Scaling Down the Big Boys
While the enterprise service software companies certainly can scale up (some better than others), their ability to scale down is more complex and nuanced, believe it or not. And it might not be as simple as stripping away features—under many circumstances, the whole architecture might be the wrong fit, or features that you want might be optimized for different use cases, and therefore will not meet your needs.

Forward-thinking vendors have calibrated for this, by offering more tailored solutions, sometimes swapping out products wholesale in order to meet the specific needs of your business. The goal of every best-of-breed service firm should be to have a solution to every problem that you might encounter, and to be able to conform to the shape, size, and specifics of your use case.

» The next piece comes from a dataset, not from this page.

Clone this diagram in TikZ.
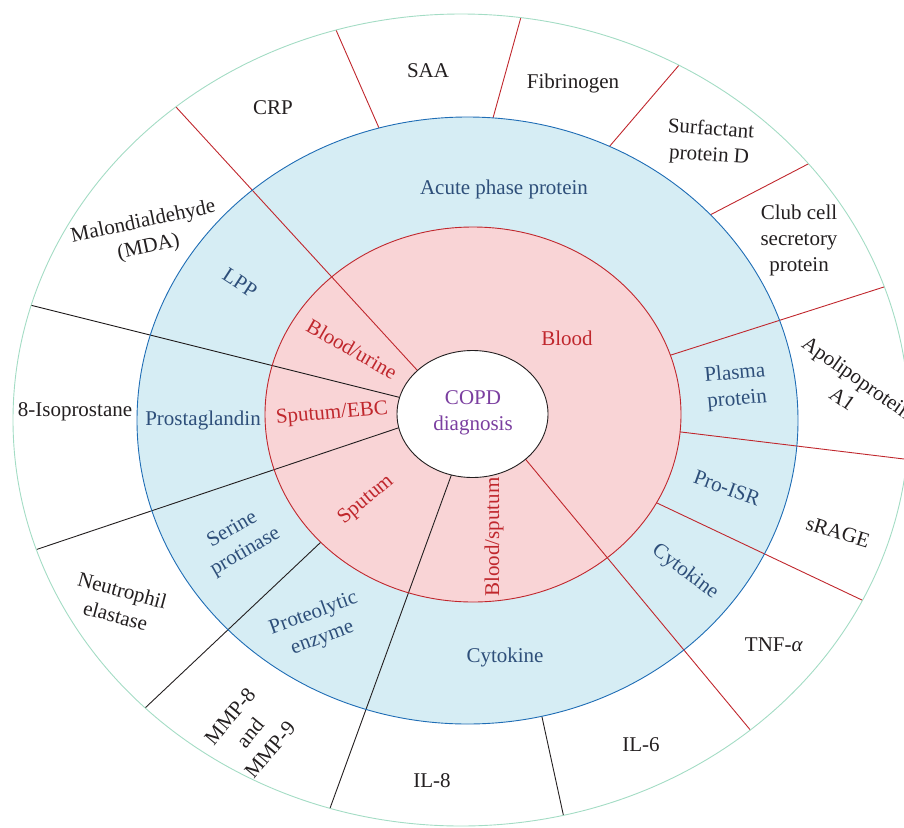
\documentclass[tikz,border=0pt]{standalone}
\usepackage{fontspec}
\setmainfont{Liberation Serif}
\usetikzlibrary{calc}
\definecolor{outergreen}{HTML}{A3DCC4}
\definecolor{bluefill}{HTML}{D6EDF4}
\definecolor{bluestroke}{HTML}{1F6DB5}
\definecolor{pinkfill}{HTML}{F9D4D6}
\definecolor{lred}{HTML}{C0272D}
\definecolor{txtblue}{HTML}{2E4F7A}
\definecolor{txtdark}{HTML}{231F20}
\definecolor{purp}{HTML}{7B3FA0}
\begin{document}
\begin{tikzpicture}[x=1pt,y=-1pt]
\tikzset{
  redline/.style={draw=lred, line width=0.9pt},
  blkline/.style={draw=txtdark, line width=0.9pt},
  outlbl/.style={text=txtdark, font=\fontsize{21}{26}\selectfont, align=center, inner sep=0pt},
  bluelbl/.style={outlbl, text=txtblue},
  pinklbl/.style={outlbl, text=lred},
}
\useasboundingbox (0,0) rectangle (904,827);
% ellipse centres
\coordinate (Co) at (461,420);
\coordinate (Cb) at (467.5,420.5);
\coordinate (Cp) at (473,414.5);
\coordinate (Cw) at (472.5,414);
% spoke end points
\coordinate (a1) at (417,370);  \coordinate (b1) at (176,107);
\coordinate (a2) at (398,397);  \coordinate (b2) at (30,305);
\coordinate (a3) at (398,428);  \coordinate (b3) at (35,550);
\coordinate (a4) at (321,542);  \coordinate (b4) at (144,709);
\coordinate (a5) at (451,476);  \coordinate (b5) at (329,811);
\coordinate (a6) at (542,717);  \coordinate (b6) at (564,818);
\coordinate (a7) at (527,461);  \coordinate (b7) at (752,732);
\coordinate (a8) at (657,503);  \coordinate (b8) at (864,601);
\coordinate (a9) at (681,432);  \coordinate (b9) at (904,459);
\coordinate (a10) at (671,355); \coordinate (b10) at (887,286);
\coordinate (a11) at (710,215); \coordinate (b11) at (810,163);
\coordinate (a12) at (609,147); \coordinate (b12) at (680,64);
\coordinate (a13) at (493,118); \coordinate (b13) at (521,17);
\coordinate (a14) at (379,128); \coordinate (b14) at (336,30);
\begin{scope}
\clip (Co) ellipse [x radius=448pt, y radius=406pt];
% spokes starting at blue ring
\draw[blkline] ($(a6)!-20pt!(b6)$) -- ($(b6)!-30pt!(a6)$);
\draw[redline] ($(a11)!-20pt!(b11)$) -- ($(b11)!-30pt!(a11)$);
\draw[redline] ($(a12)!-20pt!(b12)$) -- ($(b12)!-30pt!(a12)$);
\draw[redline] ($(a13)!-20pt!(b13)$) -- ($(b13)!-30pt!(a13)$);
\draw[redline] ($(a14)!-20pt!(b14)$) -- ($(b14)!-30pt!(a14)$);
\fill[bluefill] (Cb) ellipse [x radius=330.5pt, y radius=303.5pt];
% spokes starting at pink ring
\draw[blkline] ($(a4)!-20pt!(b4)$) -- ($(b4)!-30pt!(a4)$);
\draw[redline] ($(a8)!-20pt!(b8)$) -- ($(b8)!-30pt!(a8)$);
\draw[redline] ($(a9)!-20pt!(b9)$) -- ($(b9)!-30pt!(a9)$);
\draw[redline] ($(a10)!-20pt!(b10)$) -- ($(b10)!-30pt!(a10)$);
\fill[pinkfill] (Cp) ellipse [x radius=208pt, y radius=187.5pt];
% spokes starting at centre
\draw[redline] ($(a1)!-20pt!(b1)$) -- ($(b1)!-30pt!(a1)$);
\draw[blkline] ($(a2)!-20pt!(b2)$) -- ($(b2)!-30pt!(a2)$);
\draw[blkline] ($(a3)!-20pt!(b3)$) -- ($(b3)!-30pt!(a3)$);
\draw[blkline] ($(a5)!-20pt!(b5)$) -- ($(b5)!-30pt!(a5)$);
\draw[redline] ($(a7)!-20pt!(b7)$) -- ($(b7)!-30pt!(a7)$);
\end{scope}
% ring outlines
\draw[bluestroke, line width=0.9pt] (Cb) ellipse [x radius=330.5pt, y radius=303.5pt];
\draw[lred, line width=0.9pt] (Cp) ellipse [x radius=208pt, y radius=187.5pt];
\draw[outergreen, line width=0.9pt] (Co) ellipse [x radius=448pt, y radius=406pt];
\draw[txtdark, fill=white, line width=0.9pt] (Cw) ellipse [x radius=75.5pt, y radius=63.5pt];
% outer labels
\node[outlbl] (crp) at (273,108) {CRP};
\node[outlbl] (saa) at (428,71) {SAA};
\node[outlbl] (fib) at (573,83) {Fibrinogen};
\node[outlbl, rotate=-4] (spd) at (710,143) {Surfactant\\protein D};
\node[outlbl] (ccsp) at (799,240) {Club cell\\secretory\\protein};
\node[outlbl, rotate=-35] (apo) at (850,388) {Apolipoprotein\\A1};
\node[outlbl, rotate=-17] (srage) at (838,532) {sRAGE};
\node[outlbl] (tnf) at (774,645) {TNF-\textit{α}};
\node[outlbl] (il6) at (641,745) {IL-6};
\node[outlbl] (il8) at (432,781) {IL-8};
\node[outlbl, rotate=50] (mmp) at (250,733) {MMP-8\\and\\MMP-9};
\node[outlbl, rotate=-15] (ne) at (119,603) {Neutrophil\\elastase};
\node[outlbl] (iso) at (75,412) {8-Isoprostane};
\node[outlbl, rotate=12] (mda) at (146,235) {Malondialdehyde\\(MDA)};
% blue ring labels
\node[bluelbl] (acute) at (504,189) {Acute phase protein};
\node[bluelbl, rotate=-33] (lpp) at (240,283) {LPP};
\node[bluelbl] (prost) at (203,420) {Prostaglandin};
\node[bluelbl, rotate=30] (serine) at (239,541) {Serine\\protinase};
\node[bluelbl, rotate=20] (proteo) at (318,626) {Proteolytic\\enzyme};
\node[bluelbl] (cyto1) at (505,657) {Cytokine};
\node[bluelbl, rotate=-37] (cyto2) at (685,572) {Cytokine};
\node[bluelbl, rotate=-20] (proisr) at (727,488) {Pro-ISR};
\node[bluelbl, rotate=5] (plasma) at (736,387) {Plasma\\protein};
% pink ring labels
\node[pinklbl] (blood) at (567,338) {Blood};
\node[pinklbl, rotate=-30] (bu) at (352,349) {Blood/urine};
\node[pinklbl, rotate=5] (se) at (332,414) {Sputum/EBC};
\node[pinklbl, rotate=40] (sp) at (366,500) {Sputum};
\node[pinklbl, rotate=90] (bs) at (494,537) {Blood/sputum};
% centre
\node[outlbl, text=purp] (copd) at (473,413) {COPD\\diagnosis};
\end{tikzpicture}
\end{document}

So let’s take a look at what you might need to find success:

The Tools for Success
We’ll break this down by capability. A full-featured small business service platform will be prepared to tackle the following:

  • Scheduling, planning, and routing
  • Appointment management
  • Mobile access
  • Billing and payment modules
  • Reporting and analytics
  • Marketing and business development

There are some additional features that might be industry-specific, and whether there are add-on modules or specific solutions for those businesses will depend on the industries themselves. All of this raises a broader question, though, about where your new service software sits relative to other software platforms. 

Using Service as Your System of Record
The truth of the matter is that for small businesses, especially those transitioning from bespoke, low-tech processes, a good service management platform might be like and express elevator into technical literacy. And for those businesses, it can certainly function as such. If you want your service platform to manage resource planning functions like procurement, parts management, human capital management, customer relationship management, and so on, you can find a system that includes that as well. With the right tools, small businesses can approach service with a degree of ease-of-use and efficiency that offers value to customers, drives more business, and offers the tools and power to grow.